Gary and I decided that in order to truly understand these diseases, we needed to discover the underlying genetic causes. We collected samples from patients and sequenced the DNA from their cancer cells, comparing the results to noncancerous cells from the same patients. We discovered that in two-thirds of the patients, the cancer cells had a single mutation in the gene for the signaling molecule JAK2. This suggested the JAK2 pathway was involved in several types of blood cancer.
By using patient samples as the starting point, we were able to establish evidence of what was driving these diseases. In addition to helping us understand the biological underpinnings, the finding provided targets for more-effective therapies. This experience strengthened my conviction that I wanted to work at the interface between basic research and clinical medicine.
As I was finishing my postdoctoral and clinical training, I looked for a place where I could continue this kind of work. Memorial Sloan Kettering Cancer Center attracted me for a number of reasons. The quality of science and clinical investigation here is amazing. Also, the Human Oncology and Pathogenesis Program (HOPP) was just getting underway, and I was enthusiastic about a program focused on bringing together physician-scientists to translate molecular insights into new therapies.
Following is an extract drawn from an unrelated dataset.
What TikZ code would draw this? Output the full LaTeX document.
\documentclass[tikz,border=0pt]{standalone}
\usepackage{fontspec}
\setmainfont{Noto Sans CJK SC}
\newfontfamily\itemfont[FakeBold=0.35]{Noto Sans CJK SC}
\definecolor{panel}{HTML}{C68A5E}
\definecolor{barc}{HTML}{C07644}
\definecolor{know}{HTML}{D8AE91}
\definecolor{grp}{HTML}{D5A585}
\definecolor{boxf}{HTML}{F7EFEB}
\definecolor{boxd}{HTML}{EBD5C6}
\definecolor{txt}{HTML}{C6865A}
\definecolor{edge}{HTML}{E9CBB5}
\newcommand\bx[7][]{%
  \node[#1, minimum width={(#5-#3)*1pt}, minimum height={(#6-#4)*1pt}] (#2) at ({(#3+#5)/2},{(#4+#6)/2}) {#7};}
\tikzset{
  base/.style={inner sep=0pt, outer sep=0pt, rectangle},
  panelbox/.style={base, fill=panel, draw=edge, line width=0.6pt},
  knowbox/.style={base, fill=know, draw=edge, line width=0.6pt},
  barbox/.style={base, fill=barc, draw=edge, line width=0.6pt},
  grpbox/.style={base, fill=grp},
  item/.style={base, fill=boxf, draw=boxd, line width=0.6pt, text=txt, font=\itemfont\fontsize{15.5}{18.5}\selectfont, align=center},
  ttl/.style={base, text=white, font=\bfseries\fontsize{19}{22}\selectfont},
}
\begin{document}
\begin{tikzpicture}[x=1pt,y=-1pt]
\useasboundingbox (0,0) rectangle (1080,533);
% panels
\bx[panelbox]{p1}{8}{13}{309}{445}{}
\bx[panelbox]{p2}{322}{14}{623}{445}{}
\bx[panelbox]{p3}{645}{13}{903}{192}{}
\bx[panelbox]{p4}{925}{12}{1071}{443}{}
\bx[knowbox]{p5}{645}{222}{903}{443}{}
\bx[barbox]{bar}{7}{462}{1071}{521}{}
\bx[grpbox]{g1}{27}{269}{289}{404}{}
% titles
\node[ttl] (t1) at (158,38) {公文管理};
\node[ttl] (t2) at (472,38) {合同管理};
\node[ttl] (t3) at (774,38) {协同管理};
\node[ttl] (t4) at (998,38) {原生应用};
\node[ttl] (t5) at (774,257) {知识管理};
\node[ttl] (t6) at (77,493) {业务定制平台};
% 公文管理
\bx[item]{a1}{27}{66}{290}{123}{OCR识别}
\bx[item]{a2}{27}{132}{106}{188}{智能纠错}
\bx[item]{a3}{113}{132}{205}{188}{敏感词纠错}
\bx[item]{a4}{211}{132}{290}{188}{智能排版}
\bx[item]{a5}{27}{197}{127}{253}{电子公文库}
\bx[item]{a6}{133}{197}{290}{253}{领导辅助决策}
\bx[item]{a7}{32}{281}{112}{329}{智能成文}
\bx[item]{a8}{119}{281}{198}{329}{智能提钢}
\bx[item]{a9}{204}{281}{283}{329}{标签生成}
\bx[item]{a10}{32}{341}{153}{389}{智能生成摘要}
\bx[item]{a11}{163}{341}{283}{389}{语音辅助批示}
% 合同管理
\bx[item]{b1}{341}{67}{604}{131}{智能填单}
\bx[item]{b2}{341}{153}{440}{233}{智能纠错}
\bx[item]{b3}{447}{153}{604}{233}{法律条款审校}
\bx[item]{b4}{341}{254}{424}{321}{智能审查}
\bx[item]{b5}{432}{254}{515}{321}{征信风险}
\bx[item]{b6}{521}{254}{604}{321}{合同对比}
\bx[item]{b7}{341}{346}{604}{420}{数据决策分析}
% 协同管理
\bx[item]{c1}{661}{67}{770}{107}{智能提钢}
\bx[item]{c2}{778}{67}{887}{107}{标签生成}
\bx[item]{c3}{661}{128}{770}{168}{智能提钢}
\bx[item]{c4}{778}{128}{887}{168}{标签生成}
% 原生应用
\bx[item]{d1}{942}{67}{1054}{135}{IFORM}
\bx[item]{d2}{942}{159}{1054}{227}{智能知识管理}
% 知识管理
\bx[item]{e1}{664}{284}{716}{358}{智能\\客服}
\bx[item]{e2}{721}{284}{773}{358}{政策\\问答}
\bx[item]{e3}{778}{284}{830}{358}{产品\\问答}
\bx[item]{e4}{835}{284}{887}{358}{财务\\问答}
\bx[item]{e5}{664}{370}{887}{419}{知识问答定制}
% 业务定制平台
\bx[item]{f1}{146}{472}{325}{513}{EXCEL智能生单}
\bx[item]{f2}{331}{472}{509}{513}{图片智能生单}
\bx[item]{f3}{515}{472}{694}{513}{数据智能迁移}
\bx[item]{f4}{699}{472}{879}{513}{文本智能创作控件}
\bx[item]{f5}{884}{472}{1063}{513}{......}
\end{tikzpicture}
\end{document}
Finally, I learned that Memorial Sloan Kettering had recruited Charles Sawyers, a leader in translational medicine, to serve as Chair of HOPP.
HOPP links the lab to the clinic; I hold a joint appointment on the Leukemia Service, and my laboratory research is facilitated by seeing patients in the clinical program. In my lab, I continue to focus on blood cancers, seeking to illuminate the genetic basis for the activation of signal transduction pathways — how cells receive and respond to signals — and how this can lead to cancer.
So far, my lab has focused on somatic mutations, those acquired during a patient’s lifetime. But we think a person’s inherited genetic makeup affects the likelihood that a somatic mutation may lead to cancer. An inherited abnormality may lie elsewhere in the genome — and in itself have no noticeable effect on the body — but by interacting with a newly mutated gene it promotes or restricts runaway growth after the somatic mutation occurs.
In the next few years, I think there will be three exciting developments in leukemia genetics and genetics as a whole. First, we will see a broader use of genome-wide technologies, ultimately allowing us to routinely sequence the entire genome of cancer cells. Second, there will be important advances in what we call functional genomics. This involves systematically inactivating different genes using the new technology of RNA silencing to clarify which mutations contribute to the pathogenesis of cancer and which are merely “passenger” mutations with no relevance to disease risk.
Third, and probably most important, we will bring these insights back to the clinic. Identifying mutated genes that cause cancer will present attractive therapeutic targets. For example, there now are five or six drugs in late-stage clinical trials that inhibit the effects of the JAK2 mutation.
Finally, even in the absence of a specific target based on a genetic discovery, knowing about mutations allows us to use existing therapies more effectively.